Dark Clouds: Demanding an End to Outages of Online Services

In January, Salesforce.com’s “on-demand” services for managing customer relationships–popular with Merrill Lynch, Morgan Stanley other Wall Street firms–went down for about an hour.

In the middle of May, Google went down for two hours, leaving users unable to access the search engine–but also email, documents and other Google services popular with small business users that were hidden in its widely dispersed computing “cloud.”

Then, in early June, customers of Amazon’s Elastic Compute Cloud (EC2) cloud computing services were offline for more than four hours after lightning struck one of the company’s data centers.

The portent of such problems used to make Bob Barry wary of cloud-based computing. For the president of Barry Capital Management Inc., a small wealth management firm based in Hackettstown, New Jersey, reliability of computing services is paramount.

Barry used Goldmine customer relationship software on desktop computers for 15 years. When he originally learned about Salesforce.com, he heard–and worried–that the system had a lot of downtime.

He finally made the switch to Salesforce.com a year ago, after getting frustrated with his previous system, a desktop software package.

“Allegedly you could do all these wonderful customizations–over 15 years we did a fair amount of them–but they were 100 times more difficult than they needed to be, and didn’t work near as well when they finished,” he said.

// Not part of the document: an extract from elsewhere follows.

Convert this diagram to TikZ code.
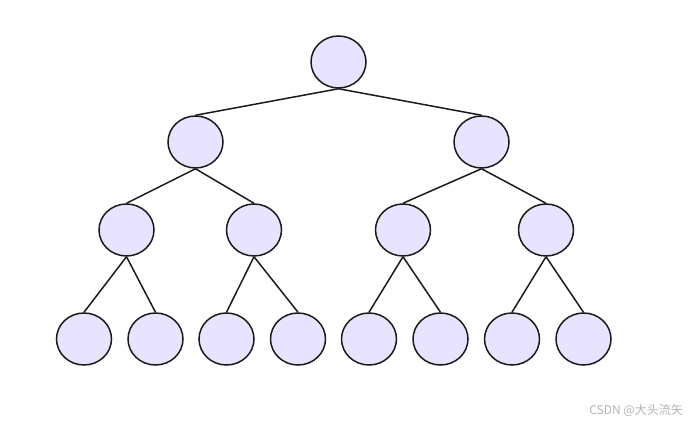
\documentclass[tikz,border=0pt]{standalone}
\usepackage{fontspec}
\newfontfamily\cjk{Noto Sans CJK SC}
\usetikzlibrary{shapes.geometric}
\definecolor{TreeFill}{HTML}{E8E3FF}
\definecolor{TreeLine}{HTML}{1A1A1A}
\definecolor{MarkGray}{HTML}{B4B4B4}

\begin{document}
\begin{tikzpicture}[x=1pt,y=1pt,
  v/.style={ellipse,draw=TreeLine,line width=1.5pt,fill=TreeFill,minimum width=55pt,minimum height=52pt,inner sep=0pt},
  e/.style={draw=TreeLine,line width=1.5pt}]
  \useasboundingbox (0,0) rectangle (690,425);
  % levels
  \node[v] (r) at (338.5,363) {};
  \node[v] (a) at (195.5,283) {};
  \node[v] (b) at (481.5,283) {};
  \node[v] (aa) at (126.5,195) {};
  \node[v] (ab) at (254,195) {};
  \node[v] (ba) at (403,195) {};
  \node[v] (bb) at (546,195) {};
  \node[v] (aaa) at (84,86) {};
  \node[v] (aab) at (155.5,86) {};
  \node[v] (aba) at (226.5,86) {};
  \node[v] (abb) at (298,86) {};
  \node[v] (baa) at (369,86) {};
  \node[v] (bab) at (440.5,86) {};
  \node[v] (bba) at (512,86) {};
  \node[v] (bbb) at (583.5,86) {};
  % edges
  \foreach \p/\c in {r/a,r/b,a/aa,a/ab,b/ba,b/bb,aa/aaa,aa/aab,ab/aba,ab/abb,ba/baa,ba/bab,bb/bba,bb/bbb}
    \draw[e] (\p.south) -- (\c.north);
  \node[anchor=east,text=MarkGray,font=\cjk\fontsize{12}{14}\selectfont,inner sep=0pt] (mark) at (683,15) {CSDN @大头流矢};
\end{tikzpicture}
\end{document}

He wanted to move quickly, as he fought the economic crunch–and not hire a programmer to make changes that suit his business. With Salesforce, he doesn’t need to hire outside staff.

“I made four customizations this morning between 9:10 and 9:30, before I went to a customer meeting,” he said.

Plus, Barry says he is very happy with the reliability of the Salesforce service. He hasn’t personally experienced any unscheduled downtime when he tries to tap into “the cloud.”

“I’m generally on the system all day,” he said, “And at night until 12 o’clock or 1 in the morning, seven days a week,” he said.

Not that Salesforce.com doesn’t go offline, at all. There is middle of the night scheduled downtime, for maintenance. Typically, around 2:30 a.m.

For his capital management company, which handles about $25 million in assets, that’s okay. “They’ve managed to tuck the maintenance into a spot where it hasn’t affected us at all,” he said.

But for Wall Street firms looking to move mission-critical applications into the cloud, any downtime at all is bad news-whether scheduled or not.

Cloud computing providers are moving to increase reliability and reduce downtime, said Larry Scott, president of global industries for Hackensack, NJ-based IT consulting firm Ness Technologies.

“The reliability question is being addressed through a strategy–I don’t think entirely quite reality yet–of dynamic, redundant, integrated clouds,” he said.

In effect, a cloud is a remote collection of servers, often called a server farm; or, a network of such farms. If one farm goes down, the others can step in and take over the load, without customers noticing the switch.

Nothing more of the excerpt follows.